In truth, Dennis has never had an issue with the sandals, in any kind of terrain. He’s hiked mountains in them, he’s walked the beach in them, he’s walked through desert in them, he’s put in many a mile on city pavement in them. All with no problem.
And despite Stefan’s reservations about them, he shortly thereafter asks Dennis if he can crawl under a timber that is about a foot off the ground. This Dennis does with relative ease, and then punctuates the point that he is not hampered by the sandals, nor his age bracket, nor anything else, by crawling under a couple of more timbers, as two or three other guys follow in his crawling trail.






And soon, Stefan seems to lower his gender filter as well, asking the women folk to get involved in some heavier tasks. Kimberly and another lady are able to provide the horsepower to crank a big wheel; and then Kimberly also is assigned the responsibility of pulverizing some salt rock in what looks like a large mortar and pestle set.

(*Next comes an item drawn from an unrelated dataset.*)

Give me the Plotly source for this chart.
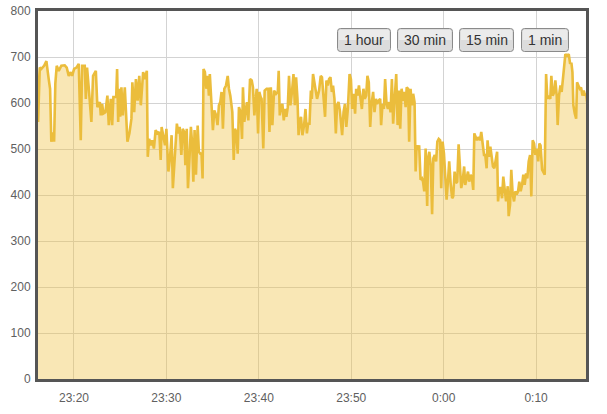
import plotly.graph_objects as go
from datetime import datetime, timedelta

# ---------------- data ----------------
base_time = datetime(2013, 6, 1, 23, 15, 58)

offset_s = [
    0, 9, 20, 30, 48, 63, 78, 87, 95, 106, 113, 121, 130, 143, 160, 182, 195, 208, 221, 230,
    243, 258, 273, 286, 295, 312, 319, 327, 340, 355, 366, 384, 394, 410, 416, 425, 433, 446, 459, 468,
    481, 490, 498, 516, 522, 529, 535, 542, 550, 559, 572, 589, 602, 615, 621, 633, 644, 655, 666, 676,
    691, 702, 715, 721, 730, 741, 750, 761, 772, 785, 796, 805, 811, 822, 833, 842, 855, 865, 876, 884,
    896, 910, 919, 928, 939, 948, 958, 965, 974, 982, 993, 1001, 1010, 1017, 1025, 1034, 1045, 1053, 1062, 1070,
    1077, 1083, 1092, 1101, 1110, 1118, 1124, 1135, 1144, 1153, 1165, 1174, 1183, 1192, 1200, 1209, 1218, 1229, 1240, 1248,
    1257, 1270, 1279, 1287, 1296, 1305, 1313, 1324, 1333, 1339, 1348, 1357, 1365, 1374, 1385, 1396, 1404, 1413, 1422, 1428,
    1437, 1445, 1454, 1460, 1471, 1480, 1493, 1504, 1511, 1520, 1530, 1541, 1554, 1565, 1571, 1578, 1586, 1595, 1604, 1612,
    1621, 1630, 1638, 1647, 1658, 1667, 1676, 1684, 1693, 1700, 1709, 1716, 1725, 1736, 1745, 1754, 1762, 1771, 1780, 1786,
    1794, 1803, 1811, 1820, 1833, 1844, 1852, 1861, 1872, 1881, 1890, 1898, 1907, 1916, 1924, 1933, 1942, 1950, 1959, 1968,
    1976, 1983, 1992, 2001, 2010, 2020, 2031, 2040, 2048, 2058, 2067, 2074, 2083, 2092, 2100, 2111, 2121, 2130, 2139, 2147,
    2156, 2165, 2173, 2184, 2193, 2202, 2210, 2219, 2230, 2236, 2245, 2254, 2262, 2271, 2280, 2288, 2297, 2306, 2314, 2323,
    2334, 2343, 2352, 2360, 2369, 2378, 2386, 2395, 2402, 2411, 2418, 2427, 2436, 2444, 2453, 2460, 2466, 2475, 2483, 2492,
    2501, 2508, 2516, 2525, 2535, 2541, 2549, 2558, 2567, 2575, 2584, 2593, 2601, 2610, 2619, 2626, 2635, 2644, 2652, 2661,
    2671, 2678, 2687, 2697, 2704, 2713, 2722, 2730, 2739, 2749, 2756, 2765, 2775, 2782, 2791, 2800, 2808, 2817, 2826, 2834,
    2841, 2850, 2858, 2869, 2878, 2886, 2895, 2904, 2912, 2921, 2927, 2936, 2945, 2953, 2962, 2971, 2980, 2989, 2995, 3003,
    3012, 3021, 3029, 3038, 3047, 3058, 3064, 3073, 3081, 3090, 3099, 3107, 3116, 3125, 3133, 3142, 3151, 3159, 3168, 3177,
    3185, 3194, 3203, 3211, 3220, 3229, 3237, 3246, 3256, 3263, 3271, 3281, 3289, 3298, 3307, 3315, 3324, 3334, 3341, 3350,
    3360, 3367, 3376, 3382, 3391, 3400, 3408, 3418, 3426, 3432, 3443, 3454, 3463, 3471, 3478, 3484, 3493, 3502, 3508, 3517,
    3525, 3534, 3543, 3551, 3560, 3567, 3575,
]

load = [
    677, 559, 677, 674, 681, 691, 652, 631, 516, 536, 516, 642, 681, 670, 681, 682, 677, 659, 667, 659,
    674, 677, 685, 519, 681, 681, 609, 677, 624, 559, 659, 670, 591, 602, 573, 598, 577, 580, 616, 552,
    609, 552, 613, 613, 674, 559, 631, 570, 634, 573, 634, 516, 534, 566, 645, 580, 652, 605, 659, 595,
    667, 652, 670, 483, 522, 508, 519, 501, 541, 534, 537, 476, 548, 530, 508, 544, 451, 480, 530, 415,
    487, 555, 534, 548, 487, 544, 537, 465, 544, 415, 487, 548, 508, 429, 541, 444, 551, 494, 490, 490,
    436, 674, 667, 631, 659, 616, 663, 580, 541, 584, 573, 552, 595, 602, 624, 544, 631, 638, 659, 631,
    616, 580, 476, 544, 537, 490, 591, 580, 522, 634, 559, 584, 602, 562, 652, 649, 634, 573, 616, 631,
    534, 624, 613, 609, 501, 627, 631, 631, 537, 634, 552, 627, 620, 624, 670, 573, 591, 598, 562, 587,
    570, 591, 659, 595, 627, 663, 595, 656, 609, 530, 562, 570, 530, 552, 587, 534, 555, 555, 627, 609,
    663, 645, 631, 609, 627, 659, 656, 624, 570, 649, 638, 652, 656, 624, 638, 609, 534, 595, 602, 584,
    552, 530, 580, 598, 548, 587, 663, 652, 587, 620, 577, 631, 616, 638, 616, 587, 631, 609, 616, 659,
    645, 548, 595, 624, 580, 609, 598, 605, 609, 552, 598, 587, 652, 598, 587, 602, 580, 652, 555, 602,
    663, 552, 627, 544, 631, 605, 624, 591, 634, 631, 516, 631, 595, 620, 602, 451, 508, 498, 508, 433,
    436, 429, 408, 501, 376, 480, 494, 465, 358, 480, 487, 473, 516, 522, 519, 415, 516, 490, 429, 390,
    436, 473, 426, 393, 397, 451, 426, 429, 510, 455, 415, 429, 462, 422, 436, 451, 429, 444, 436, 411,
    534, 526, 519, 526, 519, 537, 508, 487, 487, 458, 519, 483, 505, 483, 462, 458, 476, 494, 386, 415,
    415, 393, 440, 408, 386, 419, 354, 379, 455, 401, 386, 408, 401, 408, 429, 408, 422, 444, 422, 447,
    436, 473, 487, 397, 519, 512, 487, 501, 473, 512, 508, 455, 451, 444, 663, 609, 616, 609, 659, 616,
    624, 649, 616, 552, 616, 638, 624, 659, 681, 706, 703, 706, 685, 688, 667, 595, 577, 566, 645, 638,
    631, 634, 616, 627, 616, 620, 598,
]

x_tick_times = ["2013-06-01 23:20", "2013-06-01 23:30", "2013-06-01 23:40",
                "2013-06-01 23:50", "2013-06-02 00:00", "2013-06-02 00:10"]
x_tick_labels = ["23:20", "23:30", "23:40", "23:50", "0:00", "0:10"]
y_ticks = [0, 100, 200, 300, 400, 500, 600, 700, 800]
button_labels = ["1 hour", "30 min", "15 min", "1 min"]

times = [base_time + timedelta(seconds=s) for s in offset_s]
x_start = base_time + timedelta(seconds=8.5)
x_end = base_time + timedelta(seconds=3566)

# ---------------- figure ----------------
W, H = 607, 414
M_L, M_R, M_T, M_B = 38, 21, 11, 35
PW, PH = W - M_L - M_R, H - M_T - M_B

fig = go.Figure()
fig.add_trace(go.Scatter(
    x=times, y=load, mode="lines", fill="tozeroy",
    line=dict(color="#ebbd3c", width=2.6),
    fillcolor="rgba(241,196,70,0.40)",
    hoverinfo="x+y", showlegend=False,
))

axis_font = dict(family="Liberation Sans, Arial, sans-serif", size=12, color="#606060")

fig.update_layout(
    width=W, height=H,
    margin=dict(l=M_L, r=M_R, t=M_T, b=M_B, pad=0, autoexpand=False),
    paper_bgcolor="white", plot_bgcolor="white",
    xaxis=dict(
        type="date", range=[x_start, x_end], automargin=False,
        tickvals=x_tick_times, ticktext=x_tick_labels,
        showgrid=True, gridcolor="#d3d3d3", gridwidth=1,
        showline=True, linecolor="#555555", linewidth=3, mirror=True,
        ticks="", tickfont=axis_font, zeroline=False, ticklabelstandoff=6,
    ),
    yaxis=dict(
        range=[0, 800], tickvals=y_ticks, automargin=False,
        showgrid=True, gridcolor="#d3d3d3", gridwidth=1,
        showline=True, linecolor="#555555", linewidth=3, mirror=True,
        ticks="", tickfont=axis_font, zeroline=False, ticklabelstandoff=2,
    ),
)

# ---------------- range buttons (drawn as rounded boxes + text) ----------------
button_px = [(337.5, 390.5), (397.5, 452.5), (459.5, 513.5), (521.5, 568.5)]
btn_top_px, btn_bot_px = 28.5, 51.5


def px_x(px):
    return (px - M_L) / PW


def px_y(py):
    return (H - M_B - py) / PH


def rounded(x0p, x1p, y0p, y1p, r=3):
    x0, x1 = px_x(x0p), px_x(x1p)
    yt, yb = px_y(y0p), px_y(y1p)
    rx, ry = r / PW, r / PH
    return (f"M {x0+rx},{yt} L {x1-rx},{yt} Q {x1},{yt} {x1},{yt-ry} "
            f"L {x1},{yb+ry} Q {x1},{yb} {x1-rx},{yb} L {x0+rx},{yb} "
            f"Q {x0},{yb} {x0},{yb+ry} L {x0},{yt-ry} Q {x0},{yt} {x0+rx},{yt} Z")


for (bx0, bx1), label in zip(button_px, button_labels):
    fig.add_shape(type="path", xref="paper", yref="paper",
                  path=rounded(bx0, bx1, btn_top_px, btn_bot_px),
                  fillcolor="#dcdcdc", line=dict(color="#8a8a8a", width=1), layer="above")
    fig.add_shape(type="rect", xref="paper", yref="paper",
                  x0=px_x(bx0 + 1.5), x1=px_x(bx1 - 1.5),
                  y0=px_y((btn_top_px + btn_bot_px) / 2), y1=px_y(btn_top_px + 1.5),
                  fillcolor="#ebebeb", line=dict(width=0), layer="above")
    fig.add_annotation(xref="paper", yref="paper",
                       x=px_x((bx0 + bx1) / 2), y=px_y((btn_top_px + btn_bot_px) / 2),
                       text=label, showarrow=False, xanchor="center", yanchor="middle",
                       font=dict(family="Liberation Sans, Arial, sans-serif", size=14, color="#333333"))

fig.write_html(
    "out.html",
    config={"displayModeBar": False},
    post_script="document.body.style.margin='0';document.body.style.overflow='hidden';",
)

Near the end of our route, we’re ushered into one of the 40 underground chapels that miners hewed out and used over the centuries. This one, like another one we visited on the Tourist Route, has a chandelier — made, like everything else down here, out of rock salt.

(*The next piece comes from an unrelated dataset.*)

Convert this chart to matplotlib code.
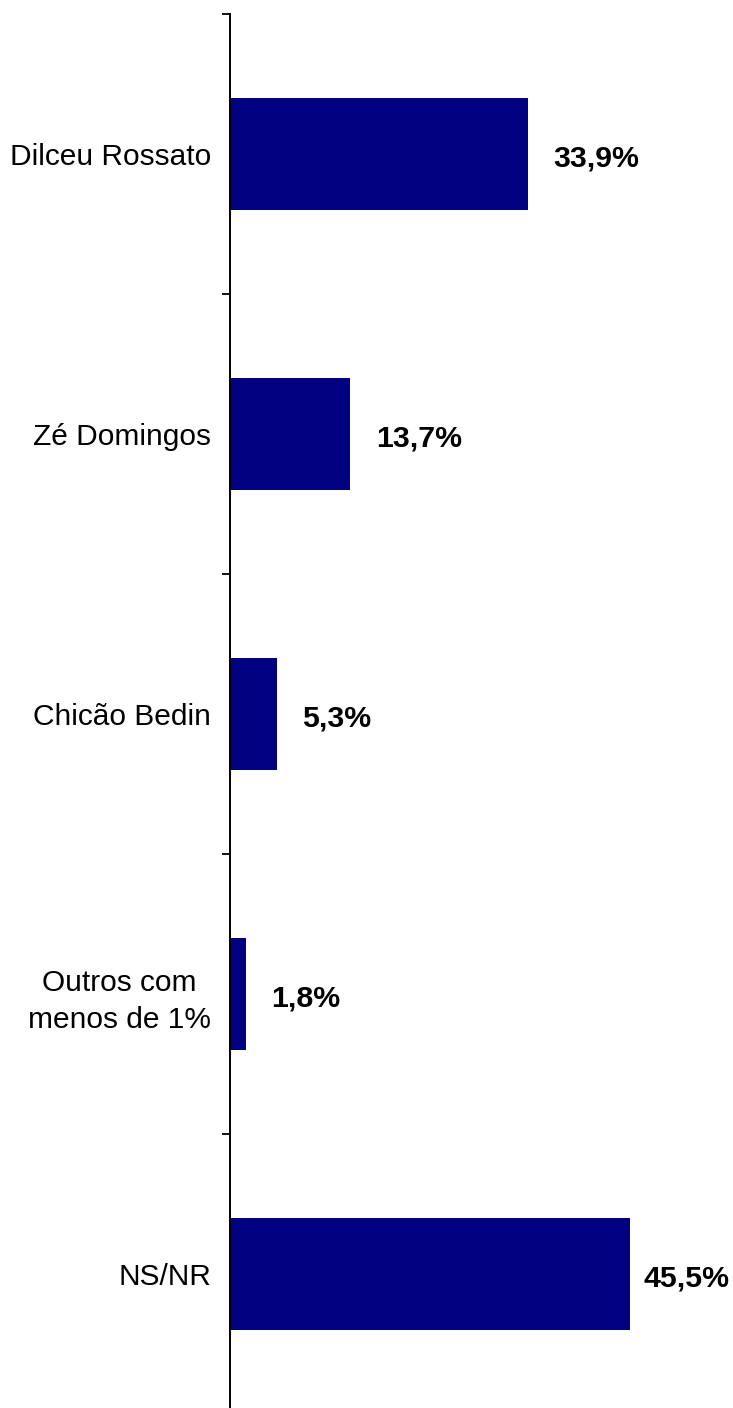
import numpy as np
import matplotlib.pyplot as plt

# data
categories = ["Dilceu Rossato", "Zé Domingos", "Chicão Bedin",
              "Outros com\nmenos de 1%", "NS/NR"]
values = [33.9, 13.7, 5.3, 1.8, 45.5]
value_labels = ["33,9%", "13,7%", "5,3%", "1,8%", "45,5%"]

BAR_COLOR = "#000080"
FONT = ["Liberation Sans", "DejaVu Sans"]

W, H = 733, 1408
fig = plt.figure(figsize=(W / 100, H / 100), dpi=100)
# axes: left spine at x=230 px, categories span y=14..1414 px
ax = fig.add_axes([230 / W, -6 / H, (W - 230) / W, 1400 / H])

y = np.arange(len(categories))
ax.barh(y, values, height=0.4, color=BAR_COLOR, zorder=2)

xmax = (W - 230) / 8.79
ax.set_xlim(0, xmax)
ax.set_ylim(len(categories) - 0.5, -0.5)

# value labels, pulled back inside when they would run off the right edge
for yi, v, lab in zip(y, values, value_labels):
    if v + 13.0 > xmax:
        ax.text(xmax - 0.45, yi + 0.015, lab, ha="right", va="center",
                fontsize=21.8, fontweight="bold", family=FONT)
    else:
        ax.text(v + 2.9, yi + 0.015, lab, ha="left", va="center",
                fontsize=21.8, fontweight="bold", family=FONT)

ax.set_yticks(y)
ax.set_yticklabels(categories, fontsize=21.5, family=FONT,
                   multialignment="center", linespacing=1.4)
ax.set_yticks(np.arange(-0.5, len(categories)), minor=True)
ax.tick_params(axis="y", which="major", length=0, pad=13.5)
ax.tick_params(axis="y", which="minor", length=6, width=1.3, direction="out")
ax.tick_params(axis="x", which="both", bottom=False, labelbottom=False)

for side in ["top", "right", "bottom"]:
    ax.spines[side].set_visible(False)
ax.spines["left"].set_linewidth(1.4)

fig.savefig("out.png", dpi=100)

At this point Stefan switches off the chandelier, and bids us extinguish our headlamps as well. Then we sit in the dark for a bit, and after the lights come back on, he asks us to guess how long we were in the dark — the point of this experiment being that darkness distorts a person’s sense of time. The correct answer is two minutes, but sometimes, he says, participants make guesses that are wildly wrong, in one direction or another. In our case, however, the experiment is not a smashing success, because each of us made a guess that is quite within the ballpark. Guess we’d all make good moles.

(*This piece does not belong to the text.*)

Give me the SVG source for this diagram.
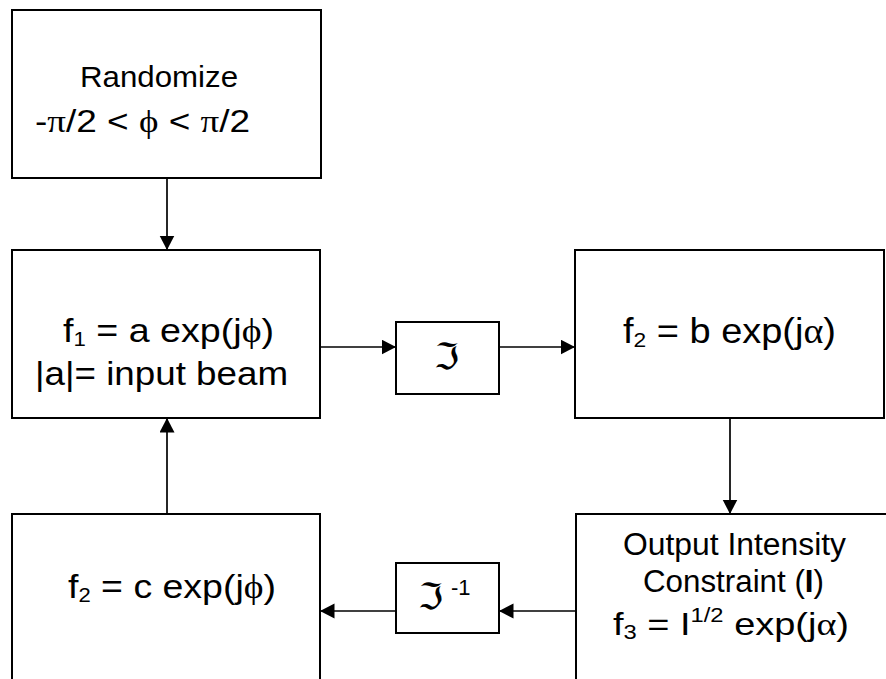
<svg xmlns="http://www.w3.org/2000/svg" width="886" height="679" viewBox="0 0 886 679">
<style>
.box{fill:#fff;stroke:#000;stroke-width:2}
.t{font-family:"Liberation Sans",Arial,sans-serif;fill:#000}
.g{font-family:"Liberation Serif","DejaVu Serif",serif}
.fr{font-family:"DejaVu Serif","DejaVu Sans",serif}
.c{stroke:#000;stroke-width:1.7;fill:none;marker-end:url(#ah)}
</style>
<defs>
<marker id="ah" markerUnits="userSpaceOnUse" markerWidth="16" markerHeight="16" refX="14.5" refY="7.5" orient="auto">
<path d="M0,0 L14.5,7.5 L0,15 Z" fill="#000"/>
</marker>
</defs>
<rect width="886" height="679" fill="#fff"/>
<g id="connectors">
<line class="c" x1="167" y1="178" x2="167" y2="250"/>
<line class="c" x1="320" y1="347" x2="396" y2="347"/>
<line class="c" x1="499" y1="347" x2="575" y2="347"/>
<line class="c" x1="730" y1="418" x2="730" y2="514"/>
<line class="c" x1="576" y1="611" x2="499" y2="611"/>
<line class="c" x1="396" y1="611" x2="320" y2="611"/>
<line class="c" x1="167" y1="514" x2="167" y2="418"/>
</g>
<g id="randomize">
<rect class="box" x="12" y="10" width="309" height="168"/>
<text class="t" x="80" y="87" font-size="29" textLength="158" lengthAdjust="spacingAndGlyphs">Randomize</text>
<text class="t" x="35" y="132" font-size="32" textLength="215" lengthAdjust="spacingAndGlyphs">-<tspan class="g">π</tspan>/2 &lt; <tspan class="g">ϕ</tspan> &lt; <tspan class="g">π</tspan>/2</text>
</g>
<g id="f1">
<rect class="box" x="12" y="250" width="308" height="168"/>
<text class="t" x="63" y="342" font-size="34" textLength="211" lengthAdjust="spacingAndGlyphs">f<tspan font-size="20" dy="4">1</tspan><tspan dy="-4"> = a exp(j</tspan><tspan class="g">ϕ</tspan>)</text>
<text class="t" x="35" y="385" font-size="34" textLength="253" lengthAdjust="spacingAndGlyphs">|a|= input beam</text>
</g>
<g id="ft">
<rect class="box" x="396" y="322" width="103" height="72"/>
<text class="fr" x="446.5" y="369" font-size="36" text-anchor="middle">ℑ</text>
</g>
<g id="f2b">
<rect class="box" x="575" y="250" width="309" height="168"/>
<text class="t" x="623" y="343" font-size="35" textLength="213" lengthAdjust="spacingAndGlyphs">f<tspan font-size="21" dy="4">2</tspan><tspan dy="-4"> = b exp(j</tspan><tspan class="g">α</tspan>)</text>
</g>
<g id="output">
<rect class="box" x="576" y="514" width="320" height="200"/>
<text class="t" x="623" y="555" font-size="31" textLength="223" lengthAdjust="spacingAndGlyphs">Output Intensity</text>
<text class="t" x="643" y="592" font-size="31" textLength="181" lengthAdjust="spacingAndGlyphs">Constraint (<tspan font-weight="bold">I</tspan>)</text>
<text class="t" x="613" y="635" font-size="32" textLength="236" lengthAdjust="spacingAndGlyphs">f<tspan font-size="20" dy="4">3</tspan><tspan dy="-4"> = I</tspan><tspan font-size="20" dy="-13">1/2</tspan><tspan dy="13"> exp(j</tspan><tspan class="g">α</tspan>)</text>
</g>
<g id="fit">
<rect class="box" x="396" y="563" width="103" height="70"/>
<text class="fr" x="430.5" y="609" font-size="36" text-anchor="middle">ℑ</text>
<text class="t" x="451" y="595" font-size="22">-1</text>
</g>
<g id="f2c">
<rect class="box" x="12" y="514" width="308" height="200"/>
<text class="t" x="68" y="598" font-size="34" textLength="208" lengthAdjust="spacingAndGlyphs">f<tspan font-size="20" dy="4">2</tspan><tspan dy="-4"> = c exp(j</tspan><tspan class="g">ϕ</tspan>)</text>
</g>
</svg>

Another little “special effect” we have sprung on us is a fake explosion as we stand on a rickety platform. Not very convincing, but it’s the thought that counts.




And then comes the end of the tour, where we’re presented with our certificates of achievement. We’re now bona fide genuine real McCoy minors or something or other. We know we haven’t undergone the same kind of experiences as the actual guys who dug in these rocks centuries ago. But we daresay we’re at least as accomplished as Sneezy, Dopey, Grumpy, Happy, Sleepy, Doc or Bashful.